**Your goal**: Leave the pictures out and transcribe every record exactly.

Entries taken from a collection:
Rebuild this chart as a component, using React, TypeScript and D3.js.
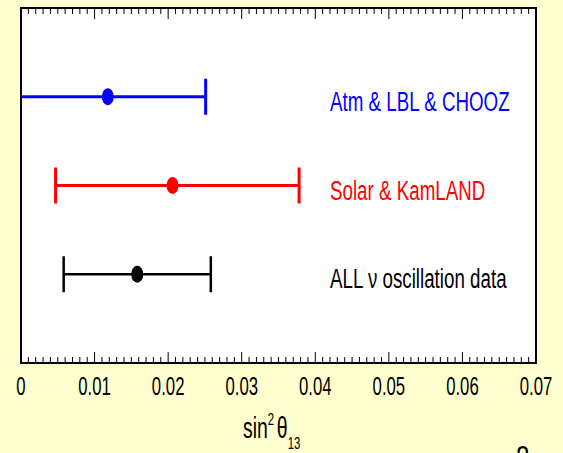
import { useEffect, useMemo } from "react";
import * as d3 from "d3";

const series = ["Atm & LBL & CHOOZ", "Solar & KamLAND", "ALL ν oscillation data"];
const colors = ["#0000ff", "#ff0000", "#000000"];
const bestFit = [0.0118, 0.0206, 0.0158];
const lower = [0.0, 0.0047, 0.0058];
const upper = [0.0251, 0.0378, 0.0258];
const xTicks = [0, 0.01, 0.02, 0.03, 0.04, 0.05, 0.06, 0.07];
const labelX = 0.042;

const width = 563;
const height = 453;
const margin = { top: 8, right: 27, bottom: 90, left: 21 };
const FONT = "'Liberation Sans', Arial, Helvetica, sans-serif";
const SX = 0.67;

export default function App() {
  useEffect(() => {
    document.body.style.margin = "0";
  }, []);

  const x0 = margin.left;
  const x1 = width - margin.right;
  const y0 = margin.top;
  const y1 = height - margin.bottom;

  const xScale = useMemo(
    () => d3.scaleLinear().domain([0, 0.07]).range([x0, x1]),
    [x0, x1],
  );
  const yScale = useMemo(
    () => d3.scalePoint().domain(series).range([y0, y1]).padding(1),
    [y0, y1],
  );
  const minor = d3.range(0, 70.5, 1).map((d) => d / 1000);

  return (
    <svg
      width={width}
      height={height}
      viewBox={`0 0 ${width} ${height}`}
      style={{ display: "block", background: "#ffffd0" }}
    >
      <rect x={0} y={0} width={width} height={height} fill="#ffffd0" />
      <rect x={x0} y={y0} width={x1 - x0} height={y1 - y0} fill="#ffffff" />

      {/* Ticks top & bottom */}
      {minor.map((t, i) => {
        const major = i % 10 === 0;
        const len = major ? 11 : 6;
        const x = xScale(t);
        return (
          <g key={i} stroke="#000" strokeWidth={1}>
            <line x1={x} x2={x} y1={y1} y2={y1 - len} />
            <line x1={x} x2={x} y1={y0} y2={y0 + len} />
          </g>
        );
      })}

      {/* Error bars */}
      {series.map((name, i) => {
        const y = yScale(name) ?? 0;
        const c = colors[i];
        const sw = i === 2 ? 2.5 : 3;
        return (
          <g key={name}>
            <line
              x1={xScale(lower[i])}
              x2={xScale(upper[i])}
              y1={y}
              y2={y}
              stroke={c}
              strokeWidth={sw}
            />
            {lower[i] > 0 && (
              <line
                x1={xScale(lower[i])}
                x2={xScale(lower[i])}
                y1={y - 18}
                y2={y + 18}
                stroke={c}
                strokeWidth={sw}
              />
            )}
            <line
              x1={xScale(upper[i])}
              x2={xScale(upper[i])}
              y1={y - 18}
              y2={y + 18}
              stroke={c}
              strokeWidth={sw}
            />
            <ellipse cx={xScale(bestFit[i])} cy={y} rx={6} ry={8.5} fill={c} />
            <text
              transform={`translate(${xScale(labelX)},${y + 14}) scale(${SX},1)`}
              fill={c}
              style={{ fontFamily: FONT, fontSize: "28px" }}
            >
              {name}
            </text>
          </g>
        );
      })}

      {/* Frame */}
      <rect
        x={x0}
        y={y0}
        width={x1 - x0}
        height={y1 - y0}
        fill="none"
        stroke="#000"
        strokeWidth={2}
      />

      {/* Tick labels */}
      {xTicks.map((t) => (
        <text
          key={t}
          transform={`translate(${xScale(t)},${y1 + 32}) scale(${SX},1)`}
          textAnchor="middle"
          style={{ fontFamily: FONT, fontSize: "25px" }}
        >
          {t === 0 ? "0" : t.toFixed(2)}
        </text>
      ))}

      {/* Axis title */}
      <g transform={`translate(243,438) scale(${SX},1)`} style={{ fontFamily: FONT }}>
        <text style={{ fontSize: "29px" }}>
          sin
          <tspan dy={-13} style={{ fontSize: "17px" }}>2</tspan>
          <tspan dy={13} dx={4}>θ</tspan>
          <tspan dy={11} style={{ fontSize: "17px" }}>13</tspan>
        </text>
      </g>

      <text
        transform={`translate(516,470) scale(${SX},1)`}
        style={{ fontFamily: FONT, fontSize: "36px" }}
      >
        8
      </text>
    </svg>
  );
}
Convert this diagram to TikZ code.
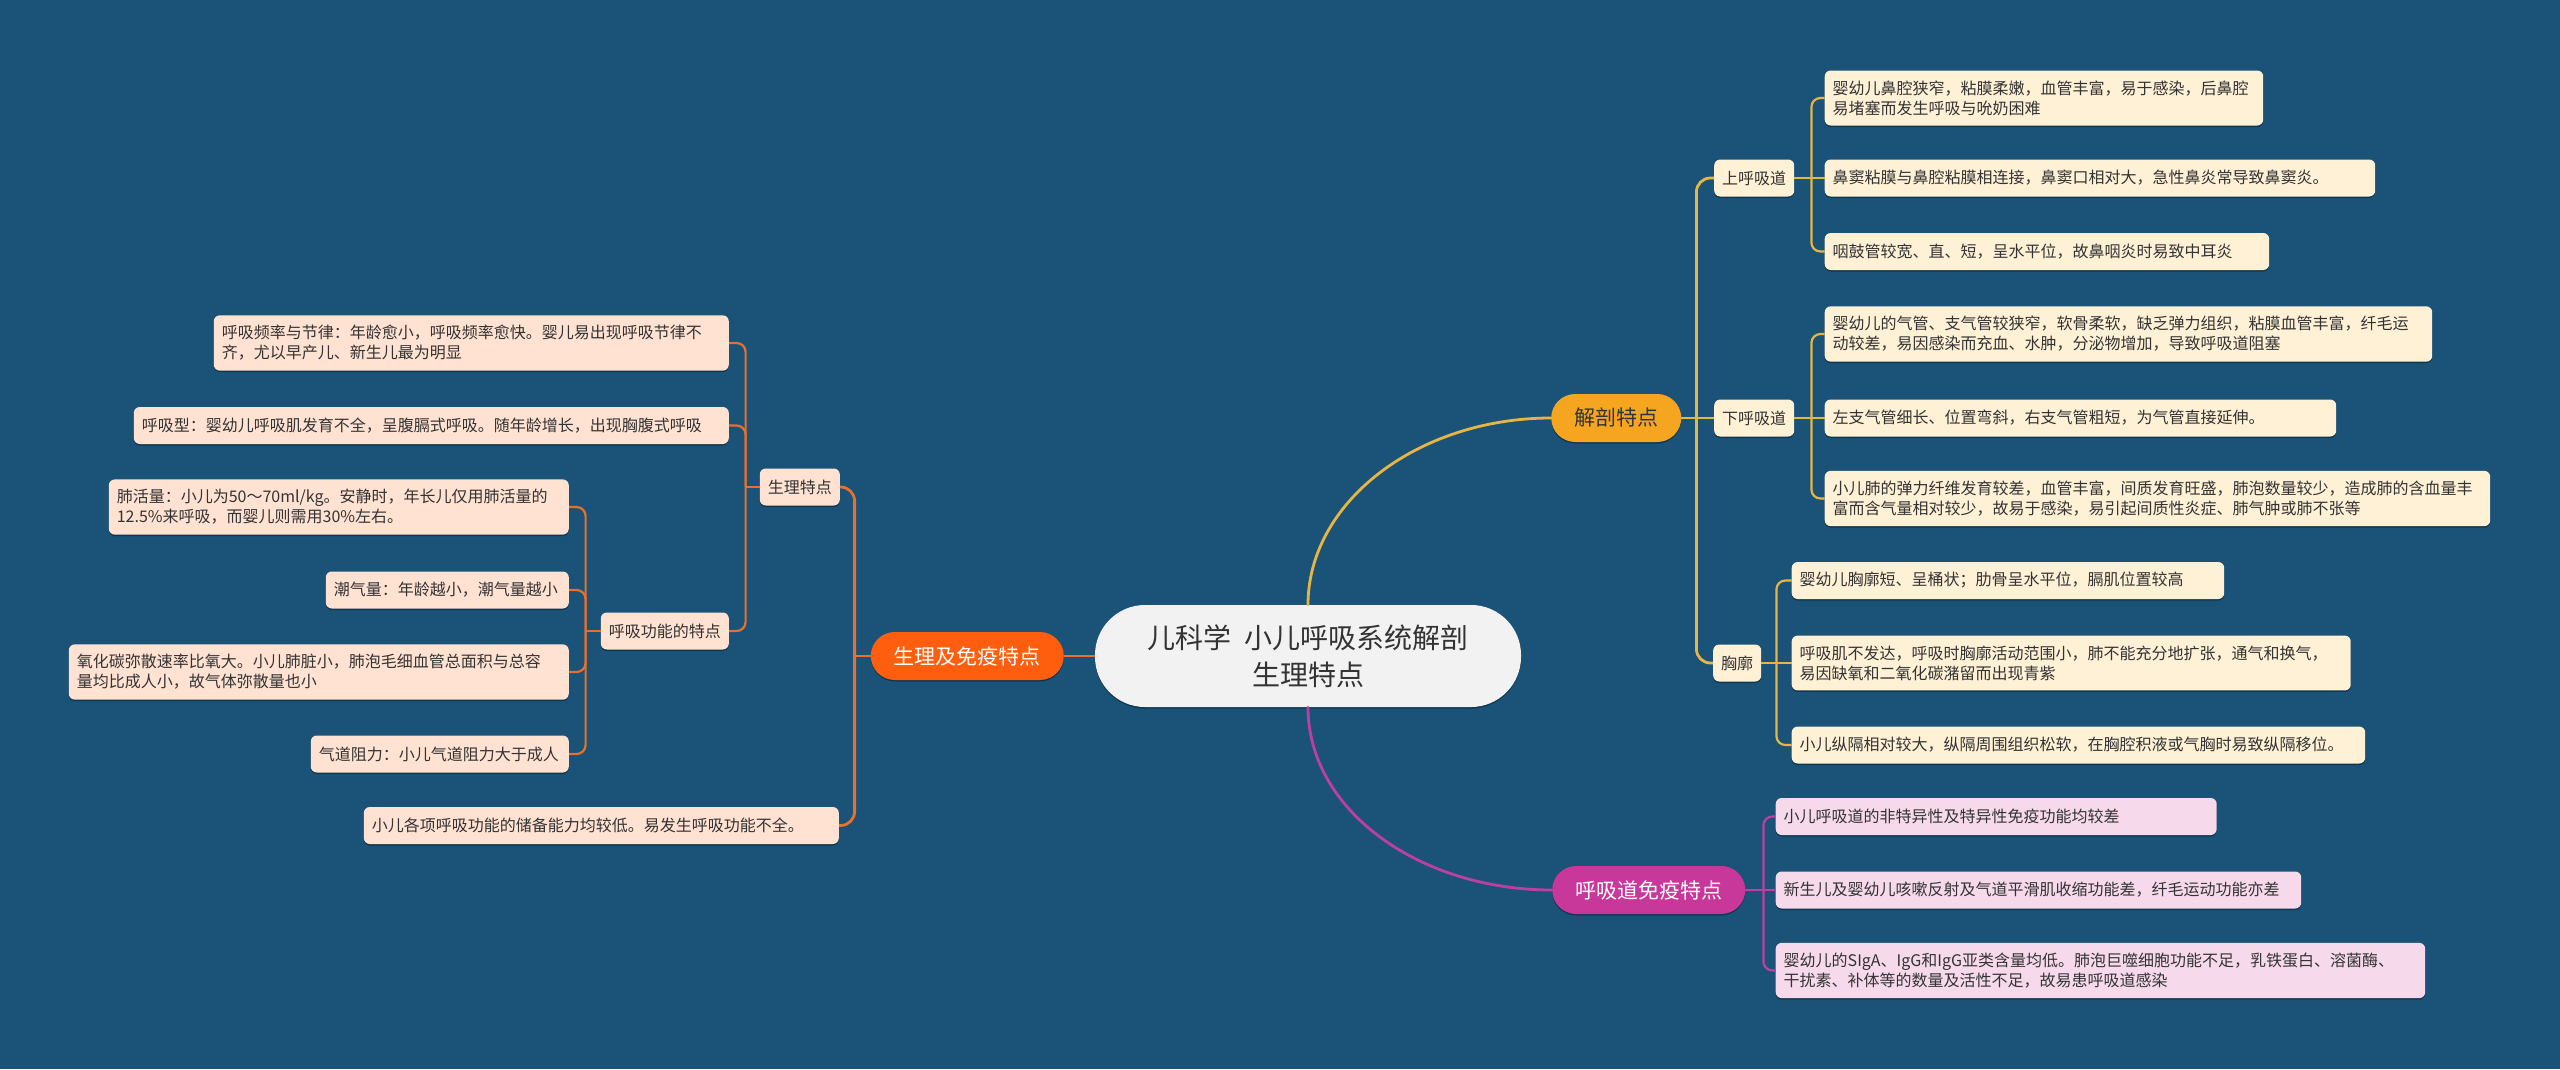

**Final answer**:
Rebuild this chart as a component, using React, TypeScript and D3.js.
import { useEffect, useMemo } from "react";
import * as d3 from "d3";

const series = ["Atm & LBL & CHOOZ", "Solar & KamLAND", "ALL ν oscillation data"];
const colors = ["#0000ff", "#ff0000", "#000000"];
const bestFit = [0.0118, 0.0206, 0.0158];
const lower = [0.0, 0.0047, 0.0058];
const upper = [0.0251, 0.0378, 0.0258];
const xTicks = [0, 0.01, 0.02, 0.03, 0.04, 0.05, 0.06, 0.07];
const labelX = 0.042;

const width = 563;
const height = 453;
const margin = { top: 8, right: 27, bottom: 90, left: 21 };
const FONT = "'Liberation Sans', Arial, Helvetica, sans-serif";
const SX = 0.67;

export default function App() {
  useEffect(() => {
    document.body.style.margin = "0";
  }, []);

  const x0 = margin.left;
  const x1 = width - margin.right;
  const y0 = margin.top;
  const y1 = height - margin.bottom;

  const xScale = useMemo(
    () => d3.scaleLinear().domain([0, 0.07]).range([x0, x1]),
    [x0, x1],
  );
  const yScale = useMemo(
    () => d3.scalePoint().domain(series).range([y0, y1]).padding(1),
    [y0, y1],
  );
  const minor = d3.range(0, 70.5, 1).map((d) => d / 1000);

  return (
    <svg
      width={width}
      height={height}
      viewBox={`0 0 ${width} ${height}`}
      style={{ display: "block", background: "#ffffd0" }}
    >
      <rect x={0} y={0} width={width} height={height} fill="#ffffd0" />
      <rect x={x0} y={y0} width={x1 - x0} height={y1 - y0} fill="#ffffff" />

      {/* Ticks top & bottom */}
      {minor.map((t, i) => {
        const major = i % 10 === 0;
        const len = major ? 11 : 6;
        const x = xScale(t);
        return (
          <g key={i} stroke="#000" strokeWidth={1}>
            <line x1={x} x2={x} y1={y1} y2={y1 - len} />
            <line x1={x} x2={x} y1={y0} y2={y0 + len} />
          </g>
        );
      })}

      {/* Error bars */}
      {series.map((name, i) => {
        const y = yScale(name) ?? 0;
        const c = colors[i];
        const sw = i === 2 ? 2.5 : 3;
        return (
          <g key={name}>
            <line
              x1={xScale(lower[i])}
              x2={xScale(upper[i])}
              y1={y}
              y2={y}
              stroke={c}
              strokeWidth={sw}
            />
            {lower[i] > 0 && (
              <line
                x1={xScale(lower[i])}
                x2={xScale(lower[i])}
                y1={y - 18}
                y2={y + 18}
                stroke={c}
                strokeWidth={sw}
              />
            )}
            <line
              x1={xScale(upper[i])}
              x2={xScale(upper[i])}
              y1={y - 18}
              y2={y + 18}
              stroke={c}
              strokeWidth={sw}
            />
            <ellipse cx={xScale(bestFit[i])} cy={y} rx={6} ry={8.5} fill={c} />
            <text
              transform={`translate(${xScale(labelX)},${y + 14}) scale(${SX},1)`}
              fill={c}
              style={{ fontFamily: FONT, fontSize: "28px" }}
            >
              {name}
            </text>
          </g>
        );
      })}

      {/* Frame */}
      <rect
        x={x0}
        y={y0}
        width={x1 - x0}
        height={y1 - y0}
        fill="none"
        stroke="#000"
        strokeWidth={2}
      />

      {/* Tick labels */}
      {xTicks.map((t) => (
        <text
          key={t}
          transform={`translate(${xScale(t)},${y1 + 32}) scale(${SX},1)`}
          textAnchor="middle"
          style={{ fontFamily: FONT, fontSize: "25px" }}
        >
          {t === 0 ? "0" : t.toFixed(2)}
        </text>
      ))}

      {/* Axis title */}
      <g transform={`translate(243,438) scale(${SX},1)`} style={{ fontFamily: FONT }}>
        <text style={{ fontSize: "29px" }}>
          sin
          <tspan dy={-13} style={{ fontSize: "17px" }}>2</tspan>
          <tspan dy={13} dx={4}>θ</tspan>
          <tspan dy={11} style={{ fontSize: "17px" }}>13</tspan>
        </text>
      </g>

      <text
        transform={`translate(516,470) scale(${SX},1)`}
        style={{ fontFamily: FONT, fontSize: "36px" }}
      >
        8
      </text>
    </svg>
  );
}
Convert this diagram to TikZ code.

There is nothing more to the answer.